Короли серости

22
18
20
22
24
26
28
30

Вся его жизнь была ложью. Все его страдания оказались бессмысленными и бесполезными. Его душила несправедливость, которой его подвергли. Ему хотелось лично наброситься на каждого, кто хоть раз оскорбил его и унизил. Он хотел, чтобы мир горел.

Когда же последние остатки воздуха покинули его глотку, он уронил голову на грудь и глубоко вздохнул, пытаясь понять, исчезла ли пустота. Появилось ли что-то другое? Нет, она не исчезла. Но трансформировалась, превратившись из болезненного жжения в успокаивающее тепло гармонии. Всё это время, пока он пытался доказать, что он лучше остальных, в его голове сидел страх, ощущение, что он пытается обыграть судьбу. Знание, что он обманывает всех и себя. Ощущение самозванца, отчаянно пытавшегося играть проклятую роль до самого конца.

И только сейчас он ощутил освобождение от всего этого мерзкого, склизкого ужаса. Да, он не был в порядке, может чуточку больше, чем все остальные. И всё же, ненавидели его не за то, кем он был, а за то, что символизировал.

Свободу.

Сколько бы они ни пытались его утопить, он всегда выплывал обратно. Сколько бы ни покрывали грязью, ни пытались убрать с глаз долой, он всегда возвращался, чтобы напомнить — он, тупой деф, который должен был сгнить ещё в инкубаторе, достиг большего, чем смогли бы все они вместе взятые.
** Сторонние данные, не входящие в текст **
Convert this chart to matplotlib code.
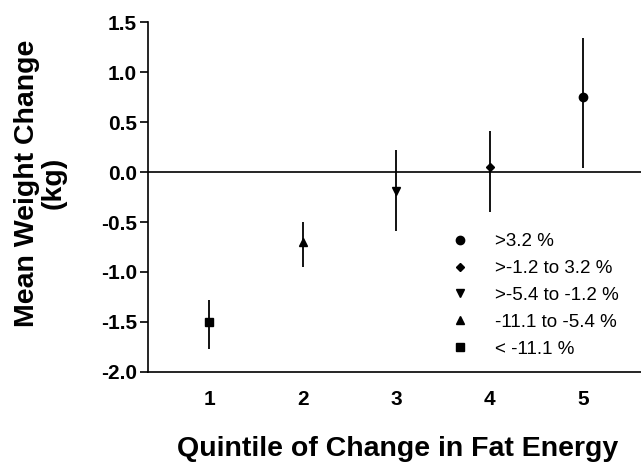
import matplotlib
matplotlib.use('Agg')
from matplotlib import pyplot as plt

plt.rcParams['font.family'] = ['Liberation Sans', 'DejaVu Sans']

# 数据
quintiles = [1, 2, 3, 4, 5]
mean_change = [-1.50, -0.70, -0.19, 0.05, 0.75]
ci_low = [-1.77, -0.95, -0.59, -0.40, 0.04]
ci_high = [-1.28, -0.50, 0.22, 0.41, 1.34]
markers = ['s', '^', 'v', 'D', 'o']
labels = ['< -11.1 %', '-11.1 to -5.4 %', '>-5.4 to -1.2 %', '>-1.2 to 3.2 %', '>3.2 %']
marker_sizes = [5.5, 5.5, 5.5, 4, 6]
y_ticks = [-2.0, -1.5, -1.0, -0.5, 0.0, 0.5, 1.0, 1.5]

fig = plt.figure(figsize=(6.41, 4.62), dpi=100)
ax = fig.add_axes([0.231, 0.195, 0.769, 0.757])

ax.axhline(0, color='black', lw=1.2, zorder=1)

handles = []
for q, m, lo, hi, mk, lab, ms in zip(quintiles, mean_change, ci_low, ci_high, markers, labels, marker_sizes):
    ax.vlines(q, lo, hi, color='black', lw=1.3, zorder=2)
    h, = ax.plot([q], [m], linestyle='none', marker=mk, color='black', markersize=ms, label=lab, zorder=3)
    handles.append(h)

ax.set_xlim(0.344, 5.62)
ax.set_ylim(-2.0, 1.5)
ax.set_yticks(y_ticks)
ax.set_yticklabels(['%.1f' % v for v in y_ticks])
ax.set_xticks(quintiles)

for s in ['top', 'right']:
    ax.spines[s].set_visible(False)
ax.spines['left'].set_linewidth(1.2)
ax.spines['bottom'].set_linewidth(1.2)

ax.tick_params(axis='y', direction='out', length=6, width=1.2, labelsize=15, pad=2)
ax.tick_params(axis='x', length=0, labelsize=15, pad=13)
for t in ax.get_xticklabels() + ax.get_yticklabels():
    t.set_fontweight('bold')

ax.set_xlabel('Quintile of Change in Fat Energy', fontsize=20.5, fontweight='bold', va='top')
ax.xaxis.set_label_coords(0.507, -0.183)
ax.set_ylabel('Mean Weight Change\n(kg)', fontsize=20.5, fontweight='bold', linespacing=1.0)
ax.yaxis.set_label_coords(-0.166, 0.54)

ax.legend(handles[::-1], labels[::-1], loc='upper left', bbox_to_anchor=(0.614, 0.397),
          frameon=False, fontsize=13.5, handlelength=1.0, handletextpad=1.37,
          labelspacing=0.52, borderaxespad=0, borderpad=0)

plt.savefig('out.png', dpi=100)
Даже сейчас, когда его бросили на самое дно, он оказался в центре мира, решал их судьбы, когда они об этом даже не знали.

Осознав всё это, Томми улыбнулся, чувствуя, как слёзы продолжают катиться по его щекам. Он простил их всех. Простил, ибо они не ведали, что творили.

Он почувствовал руку на плече и повернулся. Валентайн, улыбаясь уголками рта, произнёс:

— Кем бы тебя ни считали, кем бы ты ни был, я знаю одно: ты нас отсюда выведешь.

— Да, — ответил Марцетти, вытерев нос рукавом. — Это уж точно.

Вперёд он двинулся с удвоенной силой. Он знал свою цель, и он знал, как к ней пройти. Чего же было медлить?

До катера они дошли всего за час. Он стоял на мели возле берега, собранного из костей. Томми уже не обращал на всё это внимания. Это было не важно. Он не мог изменить прошлого, потому его стоило отпустить. Будущее, которого он боялся, могло и не наступить. Оставался только один момент: здесь и сейчас. Другого времени просто не было. И Томми намеревался сделать всё в своих силах, чтобы прошлое больше не преследовало его своими призраками. Чтобы, когда придёт момент, он мог с чистой совестью сказать: «Я не пошёл на компромисс и выложился на все сто процентов».

Прошлёпав по мелководью, он быстро запрыгнул на борт Катрины, осмотрел все системы и махнул рукой отряду, подзывая их. Неловко прыгая в воде, остальные приблизились к катеру. Даже сейчас в их глазах читалась опаска, но на этот раз она только забавляла Марцетти.

— У неё есть собственная воля, — произнёс он, — но без моего разрешения она вас не сожрёт. Не бойтесь.

— Поездка на живом железном чудище по туннелю ужаса, всегда мечтала, — пробурчала Коннели, забираясь на палубу. Томми подождал, пока все погрузились. Последней поднялась Паркер, продолжая дрожать. Она начала мёрзнуть сразу, как только они покинули первый лагерь, так и не перестала. Встав рядом с Марцетти, она произнесла:

— Ты сказал, что мы можем распечатать себя обратно, благодаря Катрине, да? А что насчёт моих людей? Ведь их тоже съело утилизатором. Их ведь можно восстановить.

Томми взял её мозолистую ладонь в свою и как можно искреннее произнёс:

— Катрина не утилизировала нас в привычном смысле. Она просто использовала утилизатор как маяк, а нас перенесла сюда. И потом, я не уверен, что наши катера одинаковы по своей структуре. Катрина подчиняется мне. Тот же монстр — я не знаю, подчиняется ли он чему-то. Если мой дурак-помощник прав, все мы должны быть на одной стороне.

— Или Эдем боится, что мы провалим план Освободителя, — сказала Эмма. — Если полковник работает на них напрямую, а мы идём от короля, есть вероятность, что так оно и есть.

— Я только знаю, что оно попыталось нас убить, — сказал Томми. — И я не позволю им остаться безнаказанным.

— Раз мы теперь здесь, — начал Саргий, — и нас утилизирует обратно, где мы появимся?